> [PROBLEM]: Scan the records for the string "that"; copy each line where it occurs.

> [THE INPUT]:

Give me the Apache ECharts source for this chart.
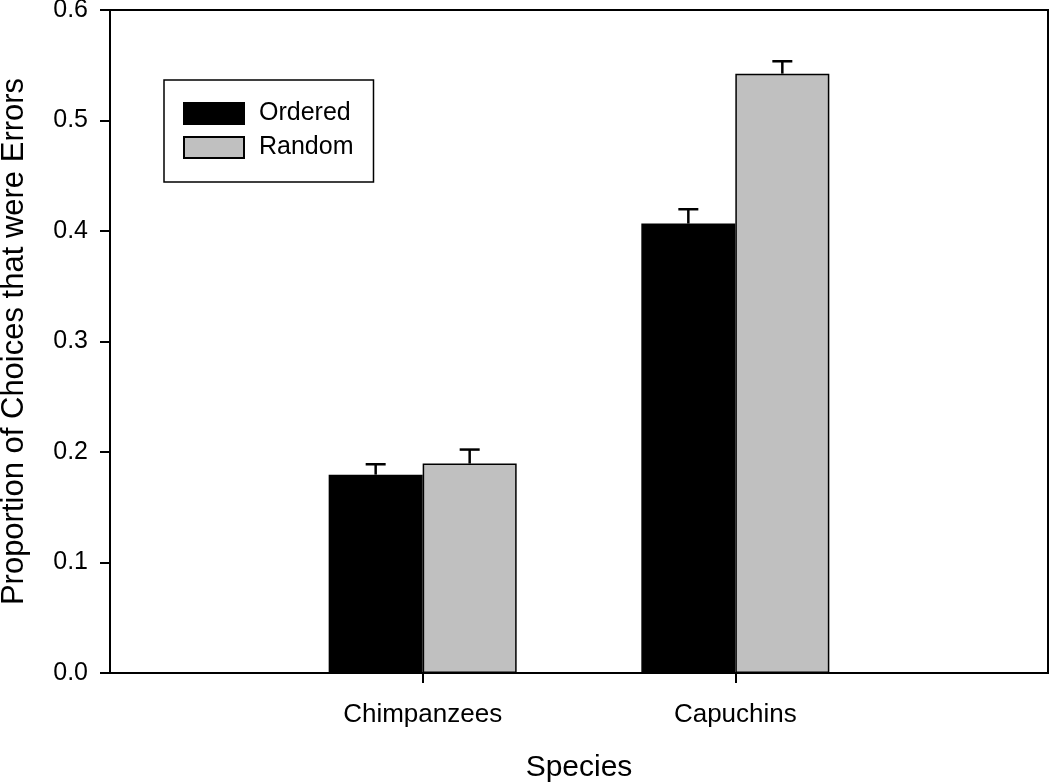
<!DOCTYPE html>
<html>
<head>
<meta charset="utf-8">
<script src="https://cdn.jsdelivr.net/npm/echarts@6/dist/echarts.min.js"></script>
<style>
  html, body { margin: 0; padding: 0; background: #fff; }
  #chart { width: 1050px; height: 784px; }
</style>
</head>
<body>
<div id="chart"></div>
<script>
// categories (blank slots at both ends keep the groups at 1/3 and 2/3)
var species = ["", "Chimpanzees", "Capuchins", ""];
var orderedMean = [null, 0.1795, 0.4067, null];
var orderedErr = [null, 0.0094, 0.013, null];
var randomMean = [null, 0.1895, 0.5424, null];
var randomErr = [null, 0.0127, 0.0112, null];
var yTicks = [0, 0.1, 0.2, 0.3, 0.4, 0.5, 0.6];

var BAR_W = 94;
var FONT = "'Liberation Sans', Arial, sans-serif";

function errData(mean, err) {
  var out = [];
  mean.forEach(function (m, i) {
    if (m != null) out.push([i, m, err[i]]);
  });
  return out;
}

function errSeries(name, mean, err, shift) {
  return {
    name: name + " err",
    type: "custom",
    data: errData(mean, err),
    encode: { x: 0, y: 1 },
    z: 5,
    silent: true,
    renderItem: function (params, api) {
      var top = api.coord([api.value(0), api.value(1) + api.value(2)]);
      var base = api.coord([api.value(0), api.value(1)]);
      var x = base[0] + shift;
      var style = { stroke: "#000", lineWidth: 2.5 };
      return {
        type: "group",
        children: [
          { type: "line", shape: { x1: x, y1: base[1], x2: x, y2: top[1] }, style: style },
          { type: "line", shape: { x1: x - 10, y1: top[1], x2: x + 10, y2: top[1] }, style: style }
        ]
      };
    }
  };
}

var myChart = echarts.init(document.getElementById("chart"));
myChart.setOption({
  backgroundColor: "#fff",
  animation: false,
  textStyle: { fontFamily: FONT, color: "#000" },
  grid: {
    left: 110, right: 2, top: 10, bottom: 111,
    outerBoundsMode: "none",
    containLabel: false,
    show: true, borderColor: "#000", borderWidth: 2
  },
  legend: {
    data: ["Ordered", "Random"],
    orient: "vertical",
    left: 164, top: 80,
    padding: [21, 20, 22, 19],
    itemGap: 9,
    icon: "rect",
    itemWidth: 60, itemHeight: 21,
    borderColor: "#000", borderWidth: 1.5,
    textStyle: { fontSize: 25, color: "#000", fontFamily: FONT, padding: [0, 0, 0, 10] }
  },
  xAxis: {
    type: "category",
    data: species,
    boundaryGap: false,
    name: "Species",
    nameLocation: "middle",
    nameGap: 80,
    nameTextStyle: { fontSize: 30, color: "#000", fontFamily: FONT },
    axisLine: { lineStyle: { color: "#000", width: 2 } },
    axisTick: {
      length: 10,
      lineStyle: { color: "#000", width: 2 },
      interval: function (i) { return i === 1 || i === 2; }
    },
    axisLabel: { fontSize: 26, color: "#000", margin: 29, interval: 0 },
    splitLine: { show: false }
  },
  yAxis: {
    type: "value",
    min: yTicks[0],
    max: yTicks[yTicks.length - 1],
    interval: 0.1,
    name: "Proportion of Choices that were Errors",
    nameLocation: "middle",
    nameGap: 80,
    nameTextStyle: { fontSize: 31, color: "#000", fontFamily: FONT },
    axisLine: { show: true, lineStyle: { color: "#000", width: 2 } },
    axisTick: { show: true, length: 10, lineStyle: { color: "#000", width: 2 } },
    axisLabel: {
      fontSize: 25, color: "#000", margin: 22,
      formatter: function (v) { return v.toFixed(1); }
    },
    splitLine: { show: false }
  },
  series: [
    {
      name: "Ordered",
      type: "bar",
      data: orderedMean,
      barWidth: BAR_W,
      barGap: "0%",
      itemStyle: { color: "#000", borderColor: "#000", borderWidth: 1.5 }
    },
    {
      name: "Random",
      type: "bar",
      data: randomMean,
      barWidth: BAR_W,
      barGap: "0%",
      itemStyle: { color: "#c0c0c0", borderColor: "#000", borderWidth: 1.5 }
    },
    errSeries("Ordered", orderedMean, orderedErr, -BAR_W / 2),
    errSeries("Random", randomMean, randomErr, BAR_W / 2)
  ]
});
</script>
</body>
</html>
...
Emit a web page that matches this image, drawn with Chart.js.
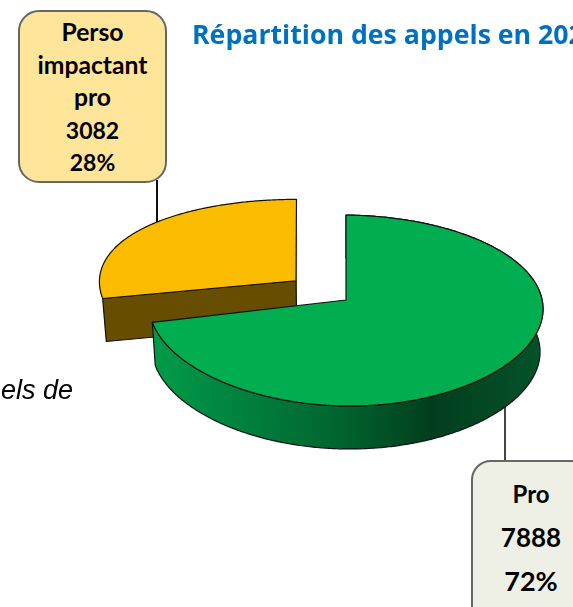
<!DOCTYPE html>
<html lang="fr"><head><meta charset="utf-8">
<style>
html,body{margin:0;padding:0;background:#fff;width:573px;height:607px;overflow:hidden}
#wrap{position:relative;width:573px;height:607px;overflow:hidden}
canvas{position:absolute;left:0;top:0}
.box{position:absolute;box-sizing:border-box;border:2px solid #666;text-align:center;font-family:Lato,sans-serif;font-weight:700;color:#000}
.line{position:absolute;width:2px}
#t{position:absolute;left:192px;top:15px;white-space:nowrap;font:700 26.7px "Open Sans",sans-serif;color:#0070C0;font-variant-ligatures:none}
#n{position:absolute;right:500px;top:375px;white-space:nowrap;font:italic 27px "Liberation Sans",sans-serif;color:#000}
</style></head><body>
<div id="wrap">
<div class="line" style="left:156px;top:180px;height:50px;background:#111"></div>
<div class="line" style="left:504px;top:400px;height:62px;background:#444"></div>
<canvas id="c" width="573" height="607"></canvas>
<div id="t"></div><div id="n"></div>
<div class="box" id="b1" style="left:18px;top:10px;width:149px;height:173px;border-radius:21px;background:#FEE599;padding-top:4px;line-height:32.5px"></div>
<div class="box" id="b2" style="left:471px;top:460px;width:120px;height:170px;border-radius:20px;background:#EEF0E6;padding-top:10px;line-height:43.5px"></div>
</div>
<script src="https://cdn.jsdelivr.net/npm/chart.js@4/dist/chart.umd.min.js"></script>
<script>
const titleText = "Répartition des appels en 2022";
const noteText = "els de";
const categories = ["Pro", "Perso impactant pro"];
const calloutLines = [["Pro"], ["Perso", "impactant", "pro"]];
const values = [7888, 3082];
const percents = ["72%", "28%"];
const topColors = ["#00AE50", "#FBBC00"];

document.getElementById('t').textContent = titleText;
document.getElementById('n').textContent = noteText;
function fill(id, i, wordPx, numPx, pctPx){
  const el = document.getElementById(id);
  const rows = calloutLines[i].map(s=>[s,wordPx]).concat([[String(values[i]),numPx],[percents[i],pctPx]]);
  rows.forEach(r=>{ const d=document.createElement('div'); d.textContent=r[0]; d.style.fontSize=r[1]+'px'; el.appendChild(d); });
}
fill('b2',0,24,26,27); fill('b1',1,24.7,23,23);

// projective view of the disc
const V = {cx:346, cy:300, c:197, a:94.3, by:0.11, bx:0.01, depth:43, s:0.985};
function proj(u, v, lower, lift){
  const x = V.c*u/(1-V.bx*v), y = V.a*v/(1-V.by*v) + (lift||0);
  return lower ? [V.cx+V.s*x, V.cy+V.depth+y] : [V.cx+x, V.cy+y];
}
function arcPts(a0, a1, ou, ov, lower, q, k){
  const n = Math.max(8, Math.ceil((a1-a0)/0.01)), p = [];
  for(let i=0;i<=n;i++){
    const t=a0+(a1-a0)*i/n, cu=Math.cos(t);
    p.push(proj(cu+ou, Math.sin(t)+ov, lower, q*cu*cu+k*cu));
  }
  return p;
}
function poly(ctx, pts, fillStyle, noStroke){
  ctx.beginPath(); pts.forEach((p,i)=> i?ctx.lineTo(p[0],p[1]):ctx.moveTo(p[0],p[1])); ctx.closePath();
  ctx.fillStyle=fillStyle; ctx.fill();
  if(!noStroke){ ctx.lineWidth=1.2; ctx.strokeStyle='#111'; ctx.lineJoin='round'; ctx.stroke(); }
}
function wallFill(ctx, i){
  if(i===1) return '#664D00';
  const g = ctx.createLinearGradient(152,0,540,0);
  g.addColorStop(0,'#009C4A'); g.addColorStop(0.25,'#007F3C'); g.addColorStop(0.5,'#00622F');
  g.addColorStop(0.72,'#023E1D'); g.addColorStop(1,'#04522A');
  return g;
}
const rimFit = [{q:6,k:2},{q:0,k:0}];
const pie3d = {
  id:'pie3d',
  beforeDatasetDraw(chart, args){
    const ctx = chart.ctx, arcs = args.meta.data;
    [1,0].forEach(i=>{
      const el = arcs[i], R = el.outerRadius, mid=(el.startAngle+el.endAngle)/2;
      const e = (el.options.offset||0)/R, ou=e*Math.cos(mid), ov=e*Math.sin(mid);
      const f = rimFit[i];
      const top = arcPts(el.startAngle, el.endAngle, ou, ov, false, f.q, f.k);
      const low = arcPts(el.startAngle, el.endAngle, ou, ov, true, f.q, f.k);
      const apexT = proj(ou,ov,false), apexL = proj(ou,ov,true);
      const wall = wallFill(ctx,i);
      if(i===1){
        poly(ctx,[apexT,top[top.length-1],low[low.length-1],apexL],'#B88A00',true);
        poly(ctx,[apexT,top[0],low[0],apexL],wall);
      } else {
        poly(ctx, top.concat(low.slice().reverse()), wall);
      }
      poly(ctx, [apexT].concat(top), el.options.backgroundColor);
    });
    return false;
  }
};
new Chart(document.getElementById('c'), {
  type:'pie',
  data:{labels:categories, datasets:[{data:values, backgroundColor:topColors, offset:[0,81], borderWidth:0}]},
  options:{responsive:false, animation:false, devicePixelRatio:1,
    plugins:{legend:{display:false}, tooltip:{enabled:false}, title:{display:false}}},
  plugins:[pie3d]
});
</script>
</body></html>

> [EXERCISE RESULT]:
    name: "Proportion of Choices that were Errors",
Emit a web page that matches this image, drawn with Chart.js.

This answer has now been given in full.